There is a theological silence about the HIV/Aids pandemic. The probable reason for this silence is that it is ugly, relentless, ruthless and chaotic. The church and theologians are probably silent because they feel the secular world is dealing with the pandemic in a better way.
Maybe we are quiet because we are unable to handle death and sexuality constructively and openly, or maybe we are waiting for technology to save us.
It is theologically and morally imperative that the church responds to the crisis, and that it joins forces with other organisations. If we remain quiet, it would imply that God is irrelevant and offers no saving grace. When we consider theology about Aids, our thoughts must incorporate a theology of sexuality and biblical teaching.
The biblical teaching should not only refer to sexual behaviour, but it must also include grace and forgiveness, compassion and unity in suffering. Our theology about Aids must take in consideration the contributions of modern science and sociology. Our theology must advocate God’s involvement in the world and God’s concern for the marginalised, unprotected and vulnerable. The church must understand and be knowledgeable that Aids is not God’s penalty for sexual promiscuity. On the other hand, the church must not be quiet and speak against multiple sexual relationships.
According the Dube (2004:66), “HIV/Aids raises deep challenges about the meaning of life, our concepts of God, our understanding of church, human interdependence, human frailty, human failure, human sinfulness and human community”. In this chaos, we have to reflect and reconsider our theological starting point. For the church to really reflect theologically about HIV/Aids, we must consider seeing HIV/Aids through God’s eyes – and once we have achieved this, we would be in a position to the face the challenges of HIV/Aids.
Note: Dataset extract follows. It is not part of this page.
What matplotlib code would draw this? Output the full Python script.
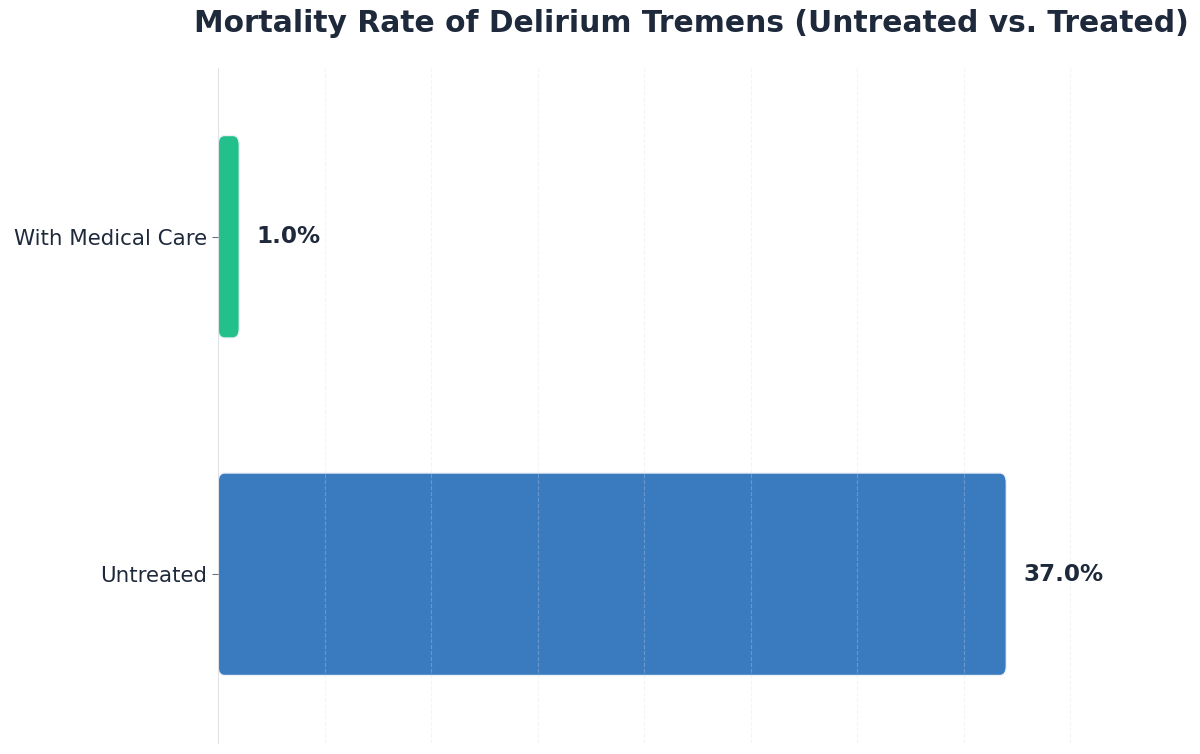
import matplotlib
matplotlib.use("Agg")
import matplotlib.pyplot as plt
from matplotlib.patches import FancyBboxPatch

# данные
categories = ["Untreated", "With Medical Care"]
values = [37.0, 1.0]
colors = ["#3a7bbf", "#24c08b"]
text_color = "#1e293b"

fig = plt.figure(figsize=(12, 7.54), dpi=100)
ax = fig.add_axes([218 / 1200, 11 / 754, (1164 - 218) / 1200, (743 - 68) / 754])

bars = ax.barh(categories, values, height=0.6, color=colors)
ax.set_xlim(0, max(values) * 1.2)
ax.set_ylim(-0.5, 1.5)

# скругленные углы вместо обычных прямоугольников
aspect = (1 / 337) / (1 / 21.3)
for bar, c in zip(bars, colors):
    x0, y0 = bar.get_x(), bar.get_y()
    w, h = bar.get_width(), bar.get_height()
    bar.remove()
    p = FancyBboxPatch((x0, y0), w, h,
                       boxstyle="round,pad=0,rounding_size=0.3",
                       mutation_aspect=aspect * 1.5,
                       facecolor=c, edgecolor="#eef2f7", linewidth=1, zorder=2)
    ax.add_patch(p)

for cat, v in zip(categories, values):
    ax.text(v + 0.8, cat, f"{v:.1f}%", va="center", ha="left",
            fontsize=16.6, fontweight="bold", color=text_color)

ax.set_xticks(range(5, 45, 5))
ax.tick_params(axis="x", length=0, labelbottom=False)
ax.tick_params(axis="y", length=4, color="#6b7280", labelsize=15.4,
               labelcolor=text_color, pad=4)
ax.grid(axis="x", linestyle="--", color="#d5dde8", alpha=0.3, zorder=3)
ax.set_axisbelow(False)

for s in ["top", "right", "bottom"]:
    ax.spines[s].set_visible(False)
ax.spines["left"].set_color("#dfe3e8")

fig.text(691 / 1200, 1 - 24 / 754,
         "Mortality Rate of Delirium Tremens (Untreated vs. Treated)",
         ha="center", va="center", fontsize=21.4, fontweight="bold",
         color=text_color)

fig.savefig("out.png", dpi=100)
“HIV/Aids is the new “site of struggle” against death and dehumanisation and, as with all true struggles, mere verbal and written theological constructions will not suffice” (Dube 2004:67). Dube (2004:67) further says that theology of Aids cannot be a book or pulpit theology. Theology of Aids must include the book, our brain and the pulpit. He stressed that our approach must be inclusive – more of a missionary, a disciple and caring approach taking action and be outspoken.
Gender and the powerlessness of women is key in a theology of HIV/Aids. The spreading of HIV amongst vulnerable women and children in our sub-continent is caused by poverty, the economy, traditions and culture (New Era, 14 April 2021).
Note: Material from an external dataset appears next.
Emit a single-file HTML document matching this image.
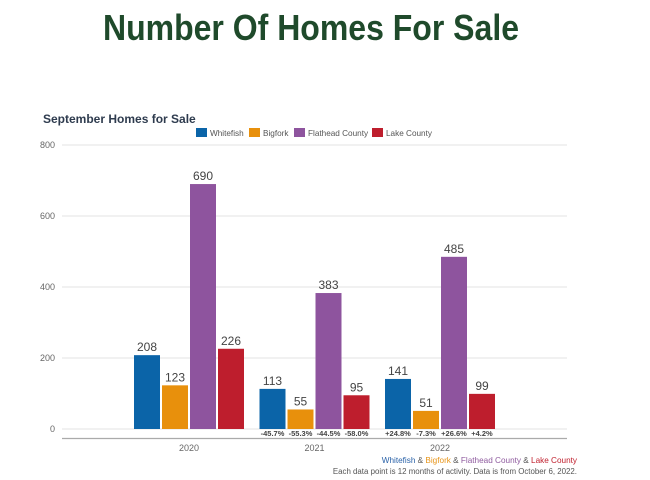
<!DOCTYPE html>
<html><head><meta charset="utf-8"><style>
body{margin:0;background:#fff;}
svg{display:block;font-family:"Liberation Sans",sans-serif;}
</style></head><body>
<svg id="chart" width="650" height="480" viewBox="0 0 650 480">
<text x="311" y="40" text-anchor="middle" font-size="36" font-weight="bold" fill="#1f4a2b" textLength="416" lengthAdjust="spacingAndGlyphs">Number Of Homes For Sale</text>
<text x="43" y="123" font-size="12" font-weight="bold" fill="#2e3b4e">September Homes for Sale</text>
<g id="legend"></g>
<g id="grid"></g>
<g id="bars"></g>
<text x="577" y="463" text-anchor="end" font-size="8.2"><tspan fill="#2a62a8">Whitefish</tspan><tspan fill="#555"> &amp; </tspan><tspan fill="#e8951a">Bigfork</tspan><tspan fill="#555"> &amp; </tspan><tspan fill="#8e5a9e">Flathead County</tspan><tspan fill="#555"> &amp; </tspan><tspan fill="#c0202e">Lake County</tspan></text>
<text x="577" y="474" text-anchor="end" font-size="7.9" fill="#555">Each data point is 12 months of activity. Data is from October 6, 2022.</text>
</svg>
<script>
const categories = ["2020","2021","2022"];
const seriesNames = ["Whitefish","Bigfork","Flathead County","Lake County"];
const whitefish = [208,113,141];
const bigfork = [123,55,51];
const flathead = [690,383,485];
const lake = [226,95,99];
const pctChange = [["","","",""],["-45.7%","-55.3%","-44.5%","-58.0%"],["+24.8%","-7.3%","+26.6%","+4.2%"]];
const yTicks = [0,200,400,600,800];
const colors = ["#0b64a8","#e8900c","#8e549e","#be1e2d"];

const NS="http://www.w3.org/2000/svg";
const y0=429, yTop=145, yMax=800;
const y = v => y0 - v/yMax*(y0-yTop);
const groupCenter = i => 189 + i*125.5;
const barW=26, barStep=28;
function mk(tag, attrs, parent, text){const e=document.createElementNS(NS,tag);for(const k in attrs)e.setAttribute(k,attrs[k]);if(text!==undefined)e.textContent=text;parent.appendChild(e);return e;}

const grid=document.getElementById('grid');
yTicks.forEach(t=>{
  const l=mk('line',{x1:62,x2:567,y1:y(t),y2:y(t),stroke:'#e3e3e3','stroke-width':1},grid);
  
  
  const tx=mk('text',{x:55,y:y(t)+3,'text-anchor':'end','font-size':9,fill:'#666'},grid,String(t));
  
  
});
const ax=mk('line',{x1:62,x2:567,y1:438.5,y2:438.5,stroke:'#aaa','stroke-width':1.2},grid);



const series=[whitefish,bigfork,flathead,lake];
const bars=document.getElementById('bars');
categories.forEach((c,i)=>{
  const cx=groupCenter(i);
  series.forEach((s,j)=>{
    const x=cx-2*barStep+j*barStep+1;
    const r=mk('rect',{x:x,y:y(s[i]),width:barW,height:y0-y(s[i]),fill:colors[j]},bars);
    
    
    const t=mk('text',{x:x+barW/2,y:y(s[i])-4,'text-anchor':'middle','font-size':12,fill:'#444'},bars,String(s[i]));
    
    
    if(pctChange[i][j]){
      const p=mk('text',{x:x+barW/2,y:436,'text-anchor':'middle','font-size':7.5,'font-weight':'bold',fill:'#444'},bars,pctChange[i][j]);
      
      
    }
  });
  const ct=mk('text',{x:cx,y:451,'text-anchor':'middle','font-size':9,fill:'#666'},bars,c);
  
  
});

const lg=document.getElementById('legend');
const legX=[196,249,294,372];
seriesNames.forEach((n,j)=>{
  const g=mk('g',{},lg);
  
  
  mk('rect',{x:legX[j],y:128,width:11,height:9,fill:colors[j]},g);
  mk('text',{x:legX[j]+14,y:136,'font-size':8.2,fill:'#555'},g,n);
});
</script>
</body></html>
Although some women are not HIV-positive, they must care for the infected, thereby affecting their lives. Thus, it can be concluded that the powerlessness of women in culture and tradition, economic conditions and religion has a direct impact on their vulnerability to HIV infection (Dube 2004:67)
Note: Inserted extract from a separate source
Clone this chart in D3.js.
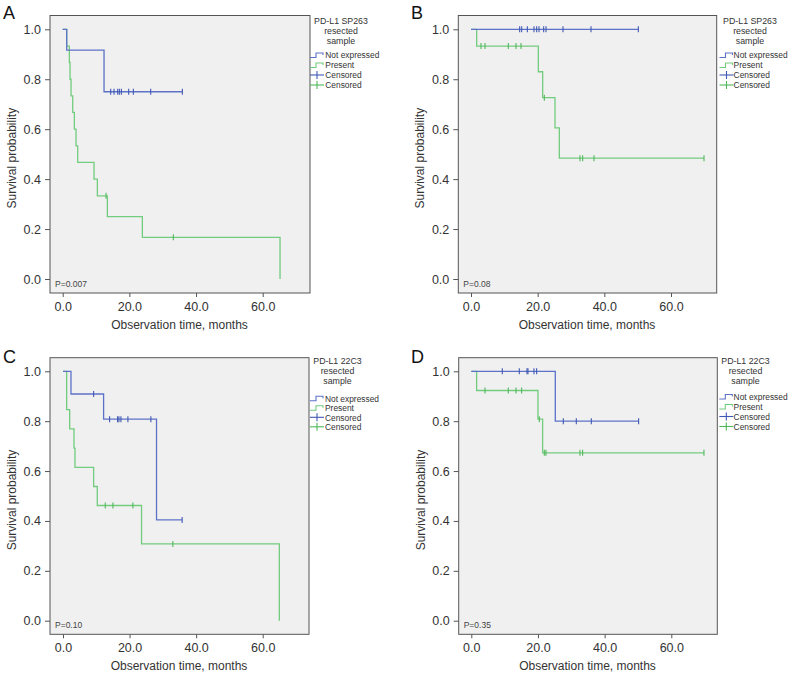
<!DOCTYPE html>
<html><head><meta charset="utf-8">
<script src="https://cdn.jsdelivr.net/npm/d3@7"></script>
<style>body{margin:0;background:#fff}svg{display:block;font-family:"Liberation Sans",Arial,Helvetica,sans-serif}</style>
</head><body><svg id="c" width="790" height="676"></svg>
<script>
// ---------- DATA ----------
const xTicks = [0, 20, 40, 60];
const yTicks = [0, 0.2, 0.4, 0.6, 0.8, 1.0];
const seriesNames = ["Not expressed", "Present", "Censored", "Censored"];
const panelLetters = ["A", "B", "C", "D"];
const legendTitles = [["PD-L1 SP263","resected","sample"],["PD-L1 SP263","resected","sample"],["PD-L1 22C3","resected","sample"],["PD-L1 22C3","resected","sample"]];
const pValues = ["P=0.007", "P=0.08", "P=0.10", "P=0.35"];

// Panel A
const A_ne_time = [0, 1.2, 12.4, 35.9];
const A_ne_surv = [1, 0.917, 0.75, 0.75];
const A_ne_cens = [14.4, 15.4, 16.5, 17.0, 17.6, 19.8, 21.2, 26.4, 35.9];
const A_pr_time = [0, 1.2, 2.0, 2.2, 2.5, 3.0, 3.5, 4.0, 4.5, 9.4, 10.4, 13.4, 23.9, 65.2];
const A_pr_surv = [1, 0.933, 0.867, 0.8, 0.733, 0.667, 0.6, 0.533, 0.467, 0.4, 0.333, 0.25, 0.167, 0];
const A_pr_cens = [13.0, 33.2];
// Panel B
const B_ne_time = [0, 50.2];
const B_ne_surv = [1, 1];
const B_ne_cens = [14.6, 15.2, 16.9, 18.9, 19.7, 20.4, 21.8, 22.5, 27.6, 36.0, 50.2];
const B_pr_time = [0, 1.7, 20.2, 21.5, 25.2, 26.5, 69.9];
const B_pr_surv = [1, 0.933, 0.83, 0.726, 0.605, 0.484, 0.484];
const B_pr_cens = [3.0, 4.2, 11.2, 13.5, 15.0, 22.0, 32.7, 33.5, 36.9, 69.9];
// Panel C
const C_ne_time = [0, 2.4, 12.2, 28.1, 35.8];
const C_ne_surv = [1, 0.909, 0.808, 0.404, 0.404];
const C_ne_cens = [9.2, 14.0, 16.4, 16.8, 17.4, 19.5, 26.4, 35.8];
const C_pr_time = [0, 1.1, 2.0, 3.3, 3.6, 9.2, 10.3, 23.6, 65.0];
const C_pr_surv = [1, 0.846, 0.769, 0.692, 0.615, 0.538, 0.462, 0.308, 0];
const C_pr_cens = [12.7, 15.0, 21.0, 33.0];
// Panel D
const D_ne_time = [0, 25.2, 50.2];
const D_ne_surv = [1, 0.8, 0.8];
const D_ne_cens = [9.3, 14.4, 16.7, 17.0, 18.8, 19.6, 27.6, 31.5, 36.0, 50.2];
const D_pr_time = [0, 1.6, 20.0, 21.4, 69.8];
const D_pr_surv = [1, 0.923, 0.808, 0.673, 0.673];
const D_pr_cens = [4.1, 11.1, 13.4, 15.1, 20.4, 21.9, 22.4, 32.6, 33.4, 69.8];

// ---------- LAYOUT / STYLE ----------
const colNE = "#5c72c8", colPR = "#72cc7e", colNEc = "#4058b4", colPRc = "#4fb85c";
const panels = [
  {letter:[3,19], box:[50,15.5,310,293], x:[62.7,262.7], y:[29.3,279], leg:[310,341,325.3], legY:[20.7,55,10], ne:[A_ne_time,A_ne_surv,A_ne_cens], pr:[A_pr_time,A_pr_surv,A_pr_cens]},
  {letter:[411,19], box:[458.3,15.5,716.7,293], x:[471,671], y:[29.3,279], leg:[719.5,750,733.6], legY:[20.7,55,10], ne:[B_ne_time,B_ne_surv,B_ne_cens], pr:[B_pr_time,B_pr_surv,B_pr_cens]},
  {letter:[3,363], box:[50,357.7,309,634.3], x:[63,262.7], y:[371.3,620.7], leg:[310,337.5,325], legY:[360.7,398.3,9.5], ne:[C_ne_time,C_ne_surv,C_ne_cens], pr:[C_pr_time,C_pr_surv,C_pr_cens]},
  {letter:[411,363], box:[458.7,357.7,717.3,634.3], x:[471.3,671.3], y:[371.3,620.7], leg:[719.3,745.5,733.6], legY:[360.7,396.5,10], ne:[D_ne_time,D_ne_surv,D_ne_cens], pr:[D_pr_time,D_pr_surv,D_pr_cens]}
];

const svg = d3.select("#c");

function survAt(times, surv, t){
  let s = surv[0];
  for (let i=0;i<times.length;i++){ if (times[i] <= t) s = surv[i]; }
  return s;
}

panels.forEach((p,i)=>{
  const g = svg.append("g");
  const [bx0,by0,bx1,by1] = p.box;
  const xs = d3.scaleLinear().domain([0,60]).range(p.x);
  const ys = d3.scaleLinear().domain([0,1]).range([p.y[1], p.y[0]]);

  g.append("text").attr("x",p.letter[0]).attr("y",p.letter[1]).attr("font-size",18).attr("fill","#111").text(panelLetters[i]);

  g.append("rect").attr("x",bx0).attr("y",by0).attr("width",bx1-bx0).attr("height",by1-by0)
    .attr("fill","#f0f0f0").attr("stroke","#555").attr("stroke-width",1);

  const ya = g.append("g").attr("transform",`translate(${bx0},0)`)
    .call(d3.axisLeft(ys).tickValues(yTicks).tickFormat(d3.format(".1f")).tickSize(5).tickPadding(4));
  ya.select(".domain").remove();
  ya.selectAll("line").attr("stroke","#555");
  ya.selectAll("text").attr("font-size",12.5).attr("fill","#333").attr("font-family","Liberation Sans, Arial, sans-serif");

  const xa = g.append("g").attr("transform",`translate(0,${by1})`)
    .call(d3.axisBottom(xs).tickValues(xTicks).tickFormat(d3.format(".1f")).tickSize(4).tickPadding(5));
  xa.select(".domain").remove();
  xa.selectAll("line").attr("stroke","#555");
  xa.selectAll("text").attr("font-size",12.5).attr("fill","#333").attr("font-family","Liberation Sans, Arial, sans-serif");

  g.append("text").attr("x",(bx0+bx1)/2 - 0.5).attr("y",by1+36).attr("text-anchor","middle")
    .attr("font-size",12).attr("fill","#333").text("Observation time, months");
  g.append("text").attr("transform",`translate(${bx0-34},${(ys(1)+ys(0))/2+4}) rotate(-90)`)
    .attr("text-anchor","middle").attr("font-size",12).attr("fill","#333").text("Survival probability");

  g.append("text").attr("x",bx0+5).attr("y",ys(0)+7.5).attr("font-size",8.5).attr("fill","#444").text(pValues[i]);

  const line = d3.line().x(d=>xs(d[0])).y(d=>ys(d[1])).curve(d3.curveStepAfter);
  [[p.pr,colPR,colPRc],[p.ne,colNE,colNEc]].forEach(([ser,col,ccol])=>{
    const pts = ser[0].map((t,k)=>[t,ser[1][k]]);
    g.append("path").attr("d",line(pts)).attr("fill","none").attr("stroke",col).attr("stroke-width",1.3);
    g.selectAll(null).data(ser[2]).enter().append("line")
      .attr("x1",d=>xs(d)).attr("x2",d=>xs(d))
      .attr("y1",d=>ys(survAt(ser[0],ser[1],d))-3).attr("y2",d=>ys(survAt(ser[0],ser[1],d))+3)
      .attr("stroke",ccol).attr("stroke-width",1.1);
  });

  const [lsx, ltx, litx] = p.leg;
  const [lty, liy, lsp] = p.legY;
  legendTitles[i].forEach((t,k)=>{
    g.append("text").attr("x",ltx).attr("y",lty+k*10+3).attr("text-anchor","middle")
      .attr("font-size",8.8).attr("fill","#333").text(t);
  });
  seriesNames.forEach((nm,k)=>{
    const yy = liy + k*lsp;
    const col = [colNE,colPR,colNEc,colPRc][k];
    if (k<2){
      g.append("path").attr("d",`M${lsx},${yy+2.5}H${lsx+6}V${yy-2}H${lsx+13}V${yy}`)
        .attr("fill","none").attr("stroke",col).attr("stroke-width",1.1);
    } else {
      g.append("line").attr("x1",lsx).attr("x2",lsx+14).attr("y1",yy).attr("y2",yy).attr("stroke",col).attr("stroke-width",1.1);
      g.append("line").attr("x1",lsx+7).attr("x2",lsx+7).attr("y1",yy-4).attr("y2",yy+4).attr("stroke",col).attr("stroke-width",1.1);
    }
    g.append("text").attr("x",litx).attr("y",yy+3.2).attr("font-size",8.4).attr("fill","#333").text(nm);
  });
});
</script></body></html>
According to Dube (2004: vii-xiii), there are two aspects that have transformed the epidemic from merely a health issue to a social issue that affects all aspect of human life.
Social injustices have a great effect on HIV/Aids. Where there is poverty, gender inequality, human-rights violation, child abuse, racism, ageism, sex-based discrimination violence, etc, HIV/Aids flourish (New Era, 26 July 2021). Anybody can be infected with the HIV virus but the most marginalised groups and the periphery are most vulnerable.
All aspects of our lives are affected by i.e culture, spiritual, economic, political, social and psychological factors. HIV/Aids makes individuals raise spiritual questions, asking questions like, where is God? Does God really care? Does God listen to our prayers? Why is God not healing us? Why does God punish us?
Therefore, HIV/Aids affects everything; every individual, institution, community, religion, discipline and ministry. We, as the church, are therefore challenged to address the following questions in the struggle against HIV/Aids:
How are we affected by HIV/Aids?
How can we become part of the solution?
How effective are we in our ministry with respect of HIV/Aids?
What can we implement to reduce the spread of HIV/Aids?
We are definitely faced with a new “liberation” (Dube 2004:68). The pandemic has developed into a crisis that has shaken the foundations of the church, families, communities, education, employment, religion and the pandemic calls for us to comment and utter words of comfort.
In conclusion, the church must become part of the solution by providing quality care, programs, training, counselling, education, etc. We must have the tools to face the epidemic, to become prophets in the valley of death and to undertake to teach our people about the dangers and consequences of HIV/Aids.
I leave you with the following view on HIV/Aids by the late President Kenneth D. Kaunda, Zambia’s founding President, “This is the biggest challenge for Africa. We must fight Aids and we must do so now.”